▶ _GIVEN TASK_:
Check each line for the word "this" and report how many have it. Give nothing else.
** start **
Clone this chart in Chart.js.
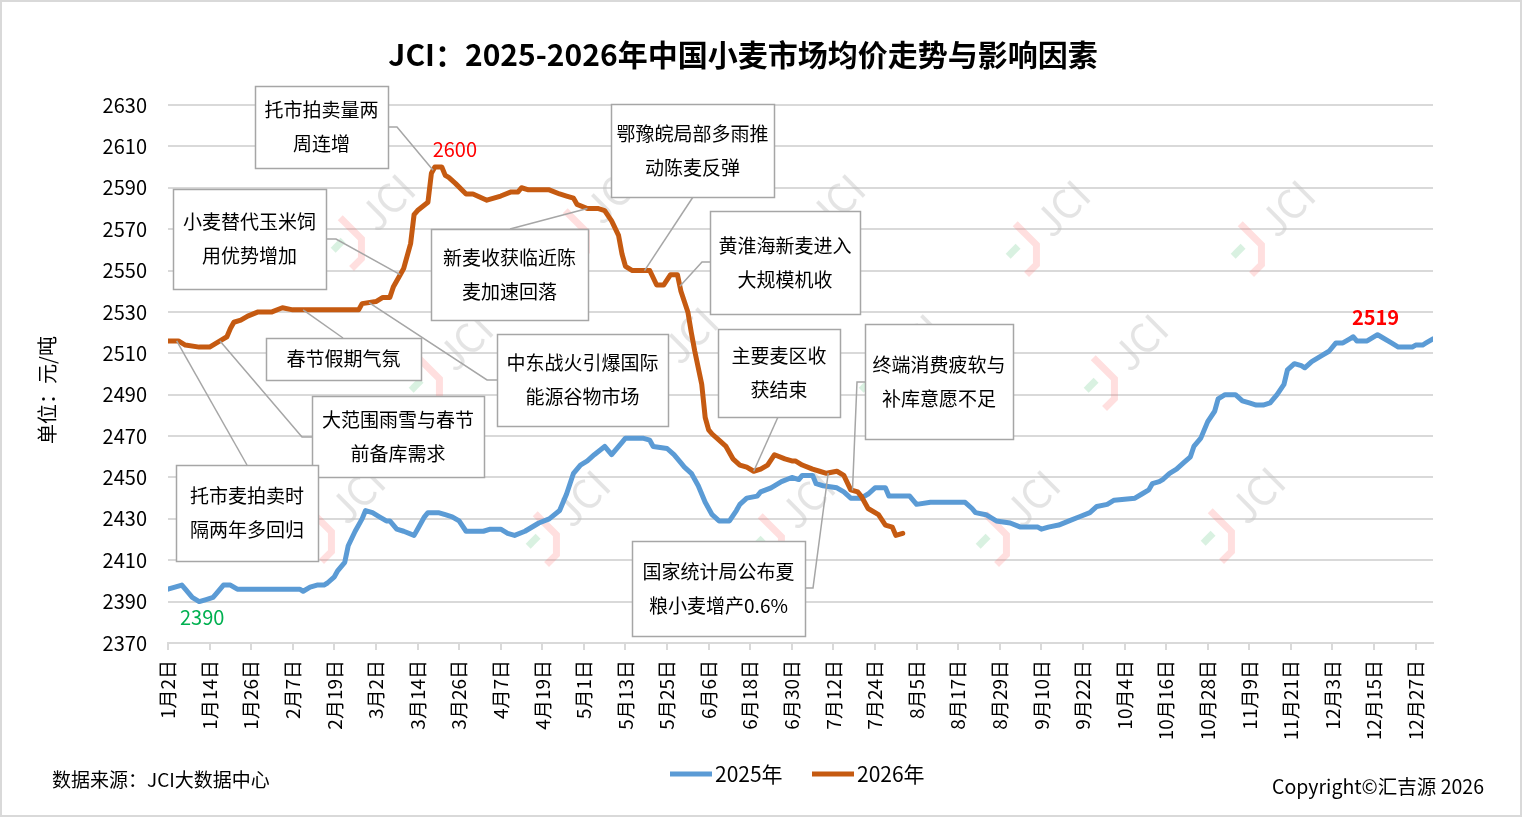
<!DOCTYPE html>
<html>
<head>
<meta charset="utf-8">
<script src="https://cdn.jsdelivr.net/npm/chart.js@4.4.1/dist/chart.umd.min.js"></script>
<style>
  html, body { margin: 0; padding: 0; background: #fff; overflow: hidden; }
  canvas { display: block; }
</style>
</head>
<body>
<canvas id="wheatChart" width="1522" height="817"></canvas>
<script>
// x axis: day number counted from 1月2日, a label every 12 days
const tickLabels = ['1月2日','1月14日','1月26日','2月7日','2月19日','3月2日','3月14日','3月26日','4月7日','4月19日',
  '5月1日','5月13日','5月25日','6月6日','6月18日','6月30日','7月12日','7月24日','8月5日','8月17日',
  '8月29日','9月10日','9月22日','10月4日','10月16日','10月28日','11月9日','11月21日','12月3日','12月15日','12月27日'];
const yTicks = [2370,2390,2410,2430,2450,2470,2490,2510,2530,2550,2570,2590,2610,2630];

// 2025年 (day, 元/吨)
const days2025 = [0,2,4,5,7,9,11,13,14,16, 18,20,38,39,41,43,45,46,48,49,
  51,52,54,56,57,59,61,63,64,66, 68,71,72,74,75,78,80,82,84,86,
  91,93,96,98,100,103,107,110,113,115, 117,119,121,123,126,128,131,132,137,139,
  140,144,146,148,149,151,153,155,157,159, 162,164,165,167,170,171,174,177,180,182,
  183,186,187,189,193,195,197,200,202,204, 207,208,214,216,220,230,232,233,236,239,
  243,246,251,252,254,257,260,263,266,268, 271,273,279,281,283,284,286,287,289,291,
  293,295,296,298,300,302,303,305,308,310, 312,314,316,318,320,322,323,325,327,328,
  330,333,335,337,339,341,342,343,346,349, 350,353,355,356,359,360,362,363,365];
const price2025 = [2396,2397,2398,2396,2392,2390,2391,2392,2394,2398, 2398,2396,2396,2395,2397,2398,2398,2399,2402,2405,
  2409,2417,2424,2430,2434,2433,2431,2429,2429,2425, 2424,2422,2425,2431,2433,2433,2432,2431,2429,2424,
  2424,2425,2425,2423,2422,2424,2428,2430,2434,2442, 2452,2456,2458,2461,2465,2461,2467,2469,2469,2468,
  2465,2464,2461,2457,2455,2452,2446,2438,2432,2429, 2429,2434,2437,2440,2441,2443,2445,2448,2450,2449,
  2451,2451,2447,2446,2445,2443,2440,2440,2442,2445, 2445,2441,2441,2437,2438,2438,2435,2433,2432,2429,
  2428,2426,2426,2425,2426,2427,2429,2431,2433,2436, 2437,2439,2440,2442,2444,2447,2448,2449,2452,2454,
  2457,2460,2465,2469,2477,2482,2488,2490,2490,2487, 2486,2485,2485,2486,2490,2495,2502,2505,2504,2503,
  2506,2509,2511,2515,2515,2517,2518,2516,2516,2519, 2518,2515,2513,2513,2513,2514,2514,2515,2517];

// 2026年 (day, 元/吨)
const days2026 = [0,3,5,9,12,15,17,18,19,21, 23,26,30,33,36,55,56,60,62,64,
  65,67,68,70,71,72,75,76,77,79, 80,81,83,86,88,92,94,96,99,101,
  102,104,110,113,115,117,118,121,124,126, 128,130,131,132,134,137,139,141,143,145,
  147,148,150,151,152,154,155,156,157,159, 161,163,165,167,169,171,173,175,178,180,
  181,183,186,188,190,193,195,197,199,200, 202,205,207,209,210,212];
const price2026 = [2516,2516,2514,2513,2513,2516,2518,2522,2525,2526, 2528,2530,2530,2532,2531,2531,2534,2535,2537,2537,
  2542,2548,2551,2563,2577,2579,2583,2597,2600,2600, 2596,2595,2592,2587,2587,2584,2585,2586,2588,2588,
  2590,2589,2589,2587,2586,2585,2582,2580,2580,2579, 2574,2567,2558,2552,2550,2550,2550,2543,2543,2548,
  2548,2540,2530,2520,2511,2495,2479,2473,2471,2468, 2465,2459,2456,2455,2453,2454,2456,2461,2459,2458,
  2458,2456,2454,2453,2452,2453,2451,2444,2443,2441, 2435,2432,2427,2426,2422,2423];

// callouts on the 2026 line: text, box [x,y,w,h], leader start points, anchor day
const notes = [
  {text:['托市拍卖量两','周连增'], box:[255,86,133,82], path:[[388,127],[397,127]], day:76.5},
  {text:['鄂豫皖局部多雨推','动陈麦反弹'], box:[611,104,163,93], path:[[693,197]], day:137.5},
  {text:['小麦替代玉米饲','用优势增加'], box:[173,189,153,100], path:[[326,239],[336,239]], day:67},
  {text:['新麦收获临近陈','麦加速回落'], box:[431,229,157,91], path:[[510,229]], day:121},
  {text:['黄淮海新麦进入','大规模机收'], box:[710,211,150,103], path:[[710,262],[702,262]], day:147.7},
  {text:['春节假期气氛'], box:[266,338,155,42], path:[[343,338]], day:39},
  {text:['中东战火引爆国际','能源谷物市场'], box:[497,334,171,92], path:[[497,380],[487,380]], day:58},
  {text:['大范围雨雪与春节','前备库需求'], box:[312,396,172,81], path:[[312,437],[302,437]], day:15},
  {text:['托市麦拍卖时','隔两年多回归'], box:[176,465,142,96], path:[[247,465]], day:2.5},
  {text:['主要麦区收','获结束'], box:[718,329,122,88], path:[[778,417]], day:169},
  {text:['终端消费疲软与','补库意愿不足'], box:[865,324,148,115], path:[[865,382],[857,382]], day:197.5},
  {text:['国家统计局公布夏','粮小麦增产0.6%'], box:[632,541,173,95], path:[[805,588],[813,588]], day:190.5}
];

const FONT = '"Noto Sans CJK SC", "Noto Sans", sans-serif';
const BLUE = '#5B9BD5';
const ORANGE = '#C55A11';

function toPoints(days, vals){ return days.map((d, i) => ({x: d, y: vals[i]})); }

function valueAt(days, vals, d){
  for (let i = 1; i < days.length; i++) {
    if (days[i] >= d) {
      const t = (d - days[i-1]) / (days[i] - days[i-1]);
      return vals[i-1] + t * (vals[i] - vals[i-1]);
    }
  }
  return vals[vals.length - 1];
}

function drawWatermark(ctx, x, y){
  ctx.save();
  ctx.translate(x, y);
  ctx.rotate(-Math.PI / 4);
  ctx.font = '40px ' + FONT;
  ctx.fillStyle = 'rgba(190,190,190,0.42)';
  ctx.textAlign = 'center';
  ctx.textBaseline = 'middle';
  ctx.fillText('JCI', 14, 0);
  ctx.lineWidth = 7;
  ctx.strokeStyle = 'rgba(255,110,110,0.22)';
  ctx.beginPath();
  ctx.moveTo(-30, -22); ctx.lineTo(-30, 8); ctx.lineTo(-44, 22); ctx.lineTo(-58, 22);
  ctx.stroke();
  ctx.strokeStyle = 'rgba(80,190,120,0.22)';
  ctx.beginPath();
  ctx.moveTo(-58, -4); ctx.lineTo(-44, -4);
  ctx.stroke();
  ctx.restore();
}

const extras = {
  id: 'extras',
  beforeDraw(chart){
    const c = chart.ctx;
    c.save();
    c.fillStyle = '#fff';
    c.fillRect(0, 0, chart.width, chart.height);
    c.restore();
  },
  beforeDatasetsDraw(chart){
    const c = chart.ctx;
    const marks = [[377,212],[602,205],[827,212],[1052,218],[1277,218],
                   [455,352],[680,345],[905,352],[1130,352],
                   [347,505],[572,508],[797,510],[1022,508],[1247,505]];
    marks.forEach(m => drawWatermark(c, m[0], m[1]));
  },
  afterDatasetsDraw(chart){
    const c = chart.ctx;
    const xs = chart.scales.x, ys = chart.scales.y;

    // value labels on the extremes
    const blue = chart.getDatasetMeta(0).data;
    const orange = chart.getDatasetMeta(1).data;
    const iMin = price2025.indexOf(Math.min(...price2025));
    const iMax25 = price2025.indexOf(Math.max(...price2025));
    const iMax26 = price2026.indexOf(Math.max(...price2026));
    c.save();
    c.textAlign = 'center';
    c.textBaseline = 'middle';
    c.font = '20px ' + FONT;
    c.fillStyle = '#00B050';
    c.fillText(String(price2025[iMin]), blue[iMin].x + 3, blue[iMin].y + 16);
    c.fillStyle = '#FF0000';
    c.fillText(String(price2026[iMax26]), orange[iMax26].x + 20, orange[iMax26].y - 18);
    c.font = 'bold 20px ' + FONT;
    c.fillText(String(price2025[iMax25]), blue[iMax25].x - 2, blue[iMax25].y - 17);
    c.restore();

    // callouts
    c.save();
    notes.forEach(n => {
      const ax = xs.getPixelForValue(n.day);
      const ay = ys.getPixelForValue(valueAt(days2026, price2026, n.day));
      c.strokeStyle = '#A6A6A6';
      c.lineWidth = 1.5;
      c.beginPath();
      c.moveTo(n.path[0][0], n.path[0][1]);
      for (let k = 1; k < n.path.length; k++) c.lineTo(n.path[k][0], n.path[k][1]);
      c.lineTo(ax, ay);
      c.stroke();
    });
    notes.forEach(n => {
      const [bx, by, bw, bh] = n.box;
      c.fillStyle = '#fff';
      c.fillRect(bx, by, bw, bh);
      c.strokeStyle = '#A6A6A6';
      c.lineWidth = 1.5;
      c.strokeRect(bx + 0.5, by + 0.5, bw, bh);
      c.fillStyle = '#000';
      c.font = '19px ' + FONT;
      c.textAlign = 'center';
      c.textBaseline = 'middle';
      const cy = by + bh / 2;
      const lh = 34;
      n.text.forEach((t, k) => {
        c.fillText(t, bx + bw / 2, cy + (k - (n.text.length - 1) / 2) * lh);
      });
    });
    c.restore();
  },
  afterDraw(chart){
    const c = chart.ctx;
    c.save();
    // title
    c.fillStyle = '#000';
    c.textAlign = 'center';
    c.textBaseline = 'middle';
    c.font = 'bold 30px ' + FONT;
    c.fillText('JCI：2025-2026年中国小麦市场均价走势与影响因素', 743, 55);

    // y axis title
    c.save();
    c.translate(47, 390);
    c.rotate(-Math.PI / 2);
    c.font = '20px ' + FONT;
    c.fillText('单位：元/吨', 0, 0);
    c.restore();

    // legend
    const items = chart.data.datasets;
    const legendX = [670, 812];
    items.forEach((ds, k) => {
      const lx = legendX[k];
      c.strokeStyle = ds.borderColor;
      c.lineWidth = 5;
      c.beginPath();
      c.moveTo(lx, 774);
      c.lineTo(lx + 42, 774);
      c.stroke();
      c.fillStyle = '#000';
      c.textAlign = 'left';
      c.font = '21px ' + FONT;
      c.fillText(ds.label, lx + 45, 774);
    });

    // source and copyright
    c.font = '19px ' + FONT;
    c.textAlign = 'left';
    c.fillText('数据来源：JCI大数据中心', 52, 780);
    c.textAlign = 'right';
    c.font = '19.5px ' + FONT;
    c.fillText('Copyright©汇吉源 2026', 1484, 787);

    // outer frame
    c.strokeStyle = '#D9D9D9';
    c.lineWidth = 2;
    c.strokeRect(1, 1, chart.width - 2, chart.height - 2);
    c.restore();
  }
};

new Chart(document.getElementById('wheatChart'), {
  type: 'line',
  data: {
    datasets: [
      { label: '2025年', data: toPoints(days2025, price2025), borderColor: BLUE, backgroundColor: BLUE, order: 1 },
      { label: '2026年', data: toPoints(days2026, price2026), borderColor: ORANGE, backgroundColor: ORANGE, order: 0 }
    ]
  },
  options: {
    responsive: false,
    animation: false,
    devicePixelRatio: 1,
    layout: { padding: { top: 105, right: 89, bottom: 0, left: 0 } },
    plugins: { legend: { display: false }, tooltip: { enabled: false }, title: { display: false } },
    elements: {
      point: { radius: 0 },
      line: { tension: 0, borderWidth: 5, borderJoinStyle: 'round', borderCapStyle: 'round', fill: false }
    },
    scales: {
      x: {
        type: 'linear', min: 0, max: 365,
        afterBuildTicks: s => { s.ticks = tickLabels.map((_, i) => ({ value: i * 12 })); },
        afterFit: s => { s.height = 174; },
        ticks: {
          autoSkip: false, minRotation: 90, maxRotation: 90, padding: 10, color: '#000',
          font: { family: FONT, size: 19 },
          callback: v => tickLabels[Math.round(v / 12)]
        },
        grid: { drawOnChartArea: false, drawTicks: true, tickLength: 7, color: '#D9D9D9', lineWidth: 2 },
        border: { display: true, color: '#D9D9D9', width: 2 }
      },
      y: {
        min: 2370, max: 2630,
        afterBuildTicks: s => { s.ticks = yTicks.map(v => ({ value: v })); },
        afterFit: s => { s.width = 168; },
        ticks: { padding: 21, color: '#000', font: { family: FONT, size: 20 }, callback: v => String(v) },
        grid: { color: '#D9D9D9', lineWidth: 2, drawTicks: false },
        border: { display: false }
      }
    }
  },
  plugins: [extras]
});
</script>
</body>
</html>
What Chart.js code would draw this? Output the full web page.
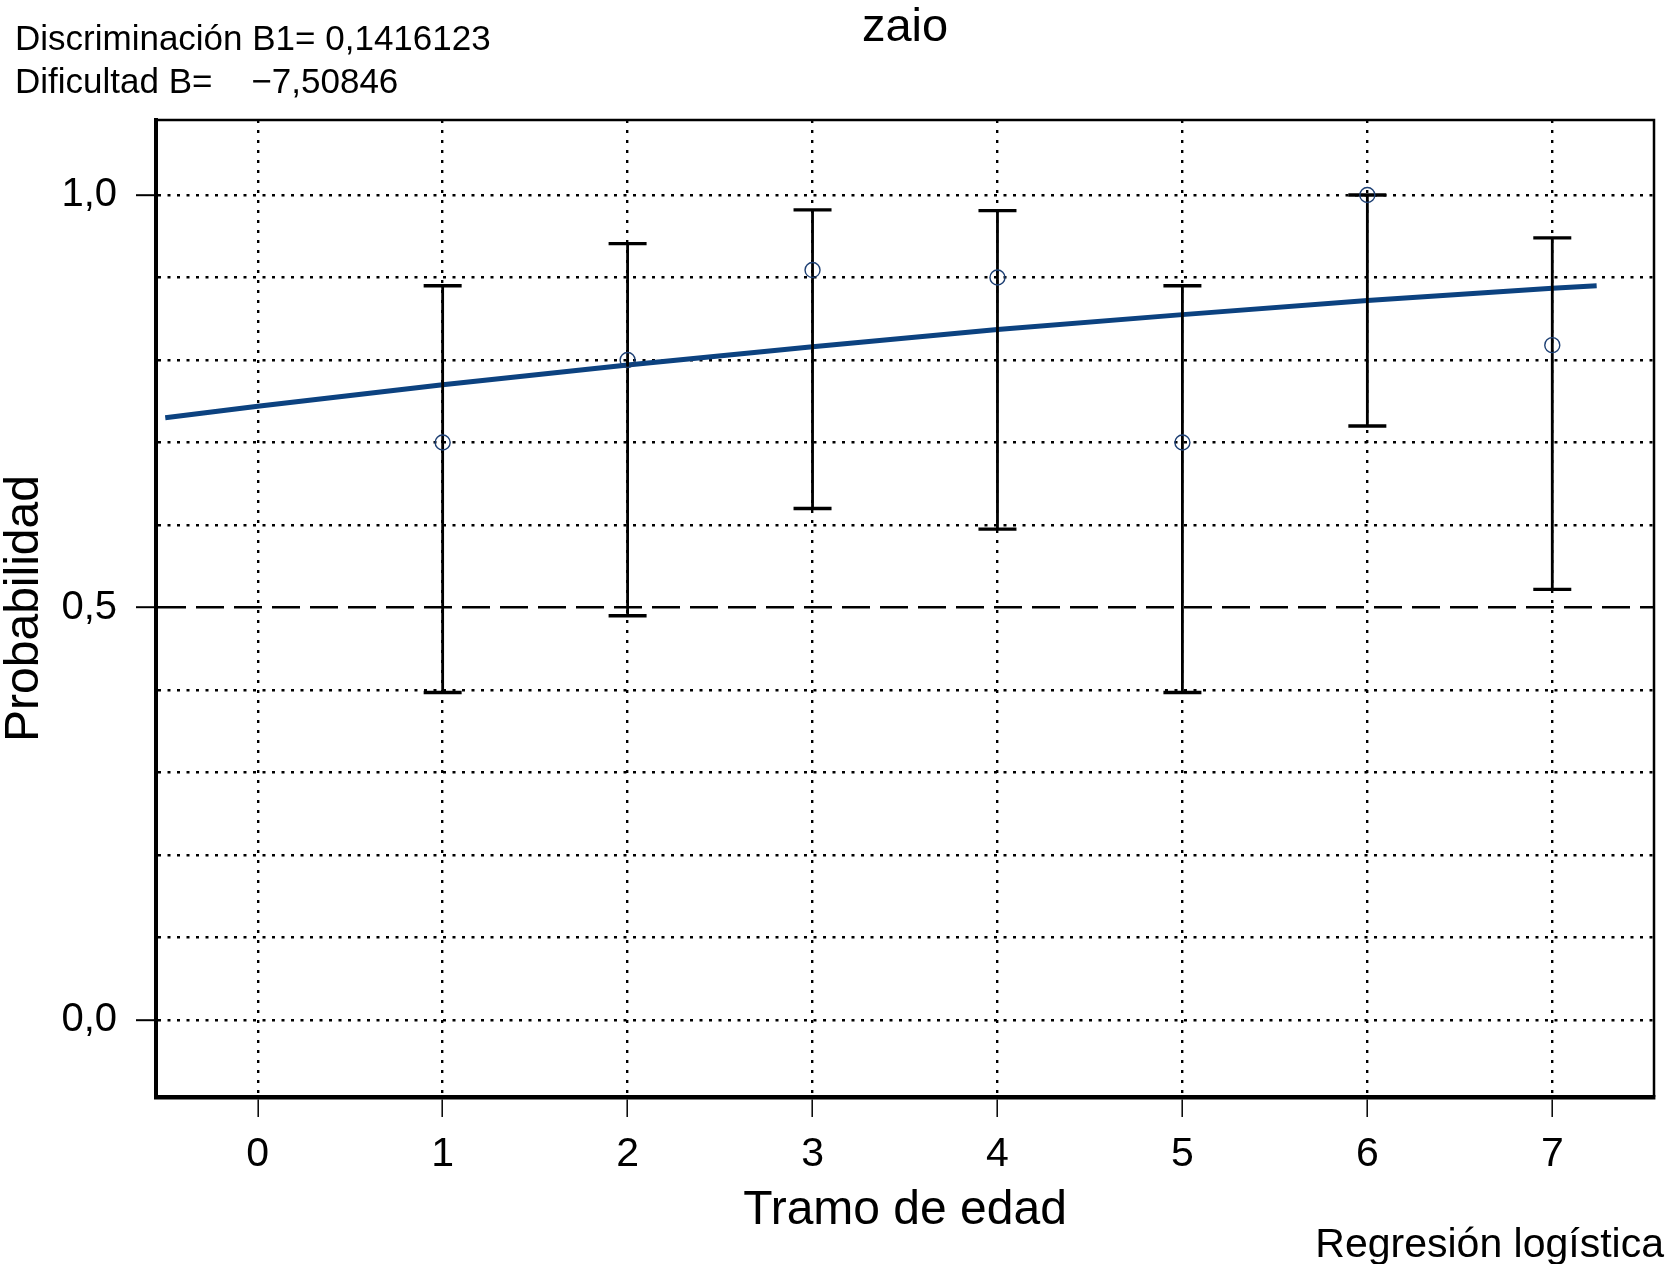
** end **
▶ _COMPLETED TASK_:
2